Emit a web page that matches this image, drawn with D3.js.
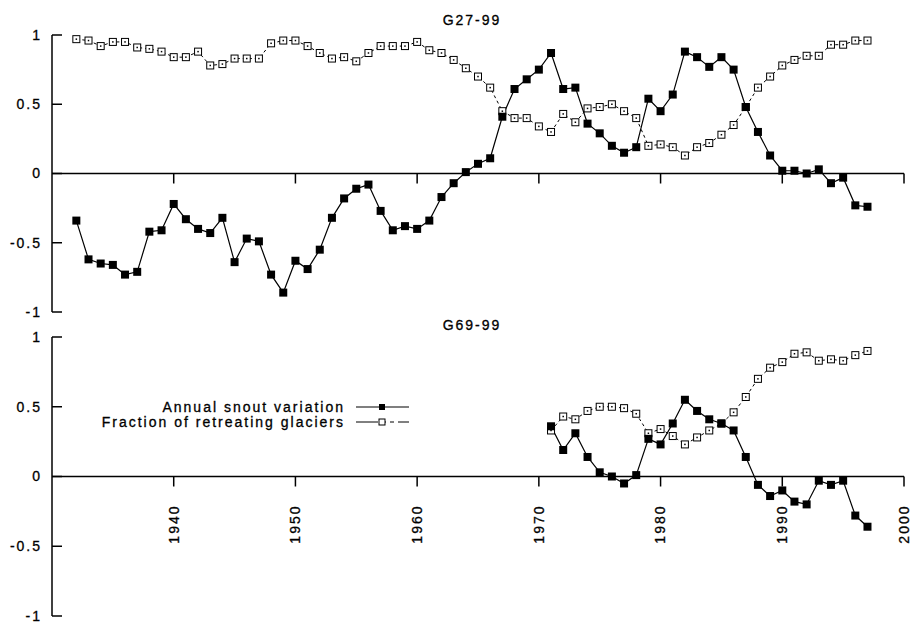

++++++++

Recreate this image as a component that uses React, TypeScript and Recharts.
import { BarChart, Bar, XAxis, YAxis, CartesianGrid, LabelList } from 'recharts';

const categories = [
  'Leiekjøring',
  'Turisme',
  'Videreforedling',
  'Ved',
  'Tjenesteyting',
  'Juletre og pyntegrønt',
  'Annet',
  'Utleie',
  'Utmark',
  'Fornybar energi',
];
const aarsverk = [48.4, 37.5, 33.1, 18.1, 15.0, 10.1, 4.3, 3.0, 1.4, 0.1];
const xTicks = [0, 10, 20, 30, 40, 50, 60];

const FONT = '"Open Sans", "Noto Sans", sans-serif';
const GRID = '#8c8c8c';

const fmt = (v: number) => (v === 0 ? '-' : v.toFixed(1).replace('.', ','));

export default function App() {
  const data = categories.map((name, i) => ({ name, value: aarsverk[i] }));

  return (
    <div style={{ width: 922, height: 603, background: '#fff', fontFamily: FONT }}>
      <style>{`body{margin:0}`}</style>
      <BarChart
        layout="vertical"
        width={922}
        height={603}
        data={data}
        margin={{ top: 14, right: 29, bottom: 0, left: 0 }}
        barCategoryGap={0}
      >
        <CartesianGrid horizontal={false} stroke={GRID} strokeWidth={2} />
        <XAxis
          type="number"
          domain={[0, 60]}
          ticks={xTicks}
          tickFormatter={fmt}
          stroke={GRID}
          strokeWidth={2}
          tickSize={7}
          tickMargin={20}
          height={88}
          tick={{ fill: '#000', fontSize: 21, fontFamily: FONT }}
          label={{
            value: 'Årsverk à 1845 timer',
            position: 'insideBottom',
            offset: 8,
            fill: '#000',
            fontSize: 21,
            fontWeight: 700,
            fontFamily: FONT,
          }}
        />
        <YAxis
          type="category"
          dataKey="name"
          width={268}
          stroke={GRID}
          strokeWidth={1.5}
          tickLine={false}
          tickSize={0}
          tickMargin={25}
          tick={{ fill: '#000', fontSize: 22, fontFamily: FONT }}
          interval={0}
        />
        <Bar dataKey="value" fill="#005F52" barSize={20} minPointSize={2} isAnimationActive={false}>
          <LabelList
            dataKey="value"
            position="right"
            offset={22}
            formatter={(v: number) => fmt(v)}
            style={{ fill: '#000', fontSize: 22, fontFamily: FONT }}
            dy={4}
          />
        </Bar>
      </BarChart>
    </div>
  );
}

++++++++

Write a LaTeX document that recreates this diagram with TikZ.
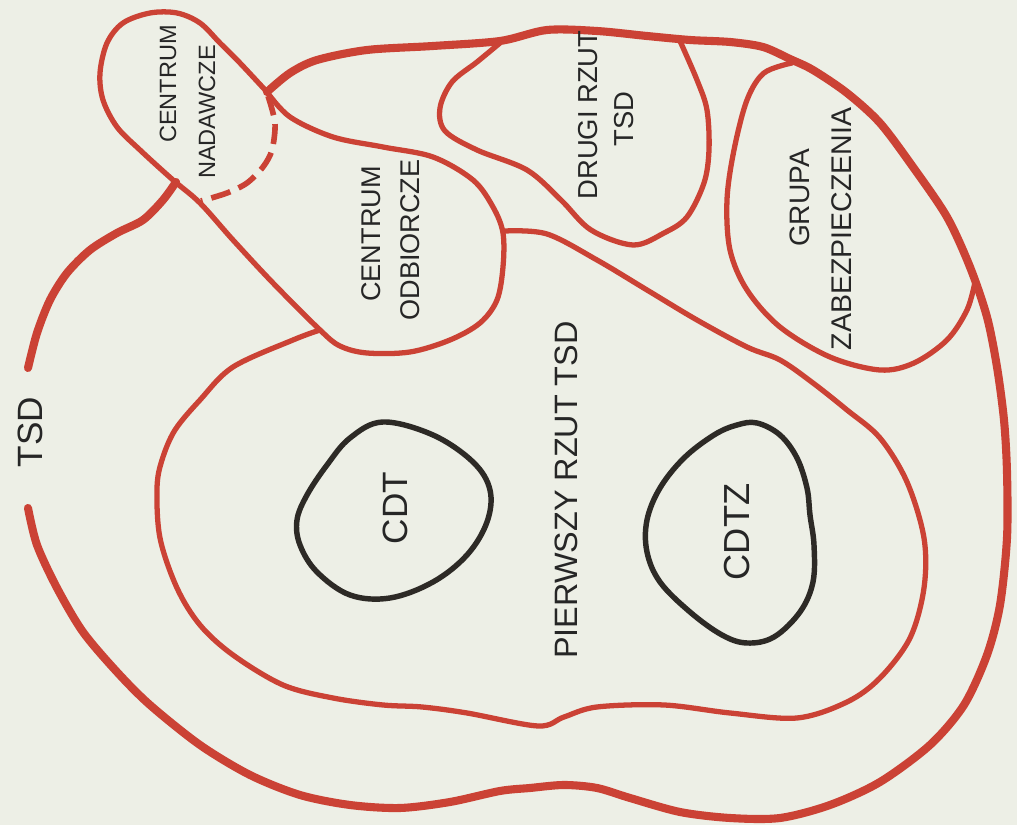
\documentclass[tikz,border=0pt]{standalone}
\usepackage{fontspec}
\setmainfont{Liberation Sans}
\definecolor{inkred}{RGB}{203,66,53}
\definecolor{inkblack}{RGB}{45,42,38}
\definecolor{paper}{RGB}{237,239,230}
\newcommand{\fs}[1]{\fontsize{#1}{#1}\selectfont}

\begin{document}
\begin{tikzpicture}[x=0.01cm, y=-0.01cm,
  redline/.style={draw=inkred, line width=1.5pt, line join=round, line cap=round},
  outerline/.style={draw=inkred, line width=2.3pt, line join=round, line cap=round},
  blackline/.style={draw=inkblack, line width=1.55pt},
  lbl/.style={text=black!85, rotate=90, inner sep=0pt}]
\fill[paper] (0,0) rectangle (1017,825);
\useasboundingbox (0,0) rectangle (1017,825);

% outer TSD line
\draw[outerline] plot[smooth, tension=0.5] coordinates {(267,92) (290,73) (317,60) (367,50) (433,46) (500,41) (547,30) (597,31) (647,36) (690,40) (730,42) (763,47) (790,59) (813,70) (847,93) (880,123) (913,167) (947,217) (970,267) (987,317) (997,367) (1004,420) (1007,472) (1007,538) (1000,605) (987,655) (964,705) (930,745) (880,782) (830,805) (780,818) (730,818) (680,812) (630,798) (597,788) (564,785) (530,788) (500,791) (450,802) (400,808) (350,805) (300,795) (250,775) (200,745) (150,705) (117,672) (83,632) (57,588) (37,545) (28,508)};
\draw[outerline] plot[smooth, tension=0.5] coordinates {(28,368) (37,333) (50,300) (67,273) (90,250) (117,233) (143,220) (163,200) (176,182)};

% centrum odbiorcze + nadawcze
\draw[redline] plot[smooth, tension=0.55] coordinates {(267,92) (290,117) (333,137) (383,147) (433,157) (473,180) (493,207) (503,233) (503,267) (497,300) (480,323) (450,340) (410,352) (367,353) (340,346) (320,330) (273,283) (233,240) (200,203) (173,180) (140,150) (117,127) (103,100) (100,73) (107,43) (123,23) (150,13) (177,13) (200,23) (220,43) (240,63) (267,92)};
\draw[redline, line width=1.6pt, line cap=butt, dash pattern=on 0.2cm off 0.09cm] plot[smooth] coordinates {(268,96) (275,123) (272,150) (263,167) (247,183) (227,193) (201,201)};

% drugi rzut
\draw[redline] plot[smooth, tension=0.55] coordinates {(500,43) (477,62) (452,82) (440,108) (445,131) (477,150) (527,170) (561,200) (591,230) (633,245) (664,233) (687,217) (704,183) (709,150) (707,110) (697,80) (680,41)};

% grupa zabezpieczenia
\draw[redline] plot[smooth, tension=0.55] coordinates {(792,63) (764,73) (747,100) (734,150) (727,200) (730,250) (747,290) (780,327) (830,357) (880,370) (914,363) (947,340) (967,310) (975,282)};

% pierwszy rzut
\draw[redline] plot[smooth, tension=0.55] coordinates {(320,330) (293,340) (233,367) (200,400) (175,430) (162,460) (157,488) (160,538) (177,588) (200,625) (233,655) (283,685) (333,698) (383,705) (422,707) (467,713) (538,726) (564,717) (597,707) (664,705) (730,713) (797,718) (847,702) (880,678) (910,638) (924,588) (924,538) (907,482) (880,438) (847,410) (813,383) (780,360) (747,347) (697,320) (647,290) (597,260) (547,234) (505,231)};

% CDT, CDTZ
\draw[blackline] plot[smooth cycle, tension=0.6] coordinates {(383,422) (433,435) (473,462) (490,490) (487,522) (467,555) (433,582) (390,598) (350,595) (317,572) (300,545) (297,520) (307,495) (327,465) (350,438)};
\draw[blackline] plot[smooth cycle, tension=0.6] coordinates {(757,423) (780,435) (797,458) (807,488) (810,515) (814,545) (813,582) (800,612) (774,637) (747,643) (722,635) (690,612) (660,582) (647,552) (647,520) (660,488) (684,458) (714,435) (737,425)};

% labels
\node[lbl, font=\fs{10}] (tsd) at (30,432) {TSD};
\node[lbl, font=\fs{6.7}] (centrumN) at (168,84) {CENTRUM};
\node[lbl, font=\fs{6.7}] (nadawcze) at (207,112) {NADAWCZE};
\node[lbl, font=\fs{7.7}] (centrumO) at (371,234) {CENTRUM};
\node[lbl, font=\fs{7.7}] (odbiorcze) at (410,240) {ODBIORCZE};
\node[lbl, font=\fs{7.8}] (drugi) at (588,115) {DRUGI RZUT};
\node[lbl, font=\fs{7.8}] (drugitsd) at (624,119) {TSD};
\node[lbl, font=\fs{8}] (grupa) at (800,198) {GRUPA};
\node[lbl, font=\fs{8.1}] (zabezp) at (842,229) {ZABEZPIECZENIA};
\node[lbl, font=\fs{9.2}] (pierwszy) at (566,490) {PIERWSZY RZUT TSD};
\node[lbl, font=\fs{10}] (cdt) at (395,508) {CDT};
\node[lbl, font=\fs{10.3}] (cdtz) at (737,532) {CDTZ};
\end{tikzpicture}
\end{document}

++++++++

Task objective = Make an exact transcription of the lines from the line with "Recreate this image" through the line with "const data = categories.map((name, i)", inclusive, omitting all others.

Solved problem =
Recreate this image as a component that uses React, TypeScript and Recharts.
import { BarChart, Bar, XAxis, YAxis, CartesianGrid, LabelList } from 'recharts';

const categories = [
  'Leiekjøring',
  'Turisme',
  'Videreforedling',
  'Ved',
  'Tjenesteyting',
  'Juletre og pyntegrønt',
  'Annet',
  'Utleie',
  'Utmark',
  'Fornybar energi',
];
const aarsverk = [48.4, 37.5, 33.1, 18.1, 15.0, 10.1, 4.3, 3.0, 1.4, 0.1];
const xTicks = [0, 10, 20, 30, 40, 50, 60];

const FONT = '"Open Sans", "Noto Sans", sans-serif';
const GRID = '#8c8c8c';

const fmt = (v: number) => (v === 0 ? '-' : v.toFixed(1).replace('.', ','));

export default function App() {
  const data = categories.map((name, i) => ({ name, value: aarsverk[i] }));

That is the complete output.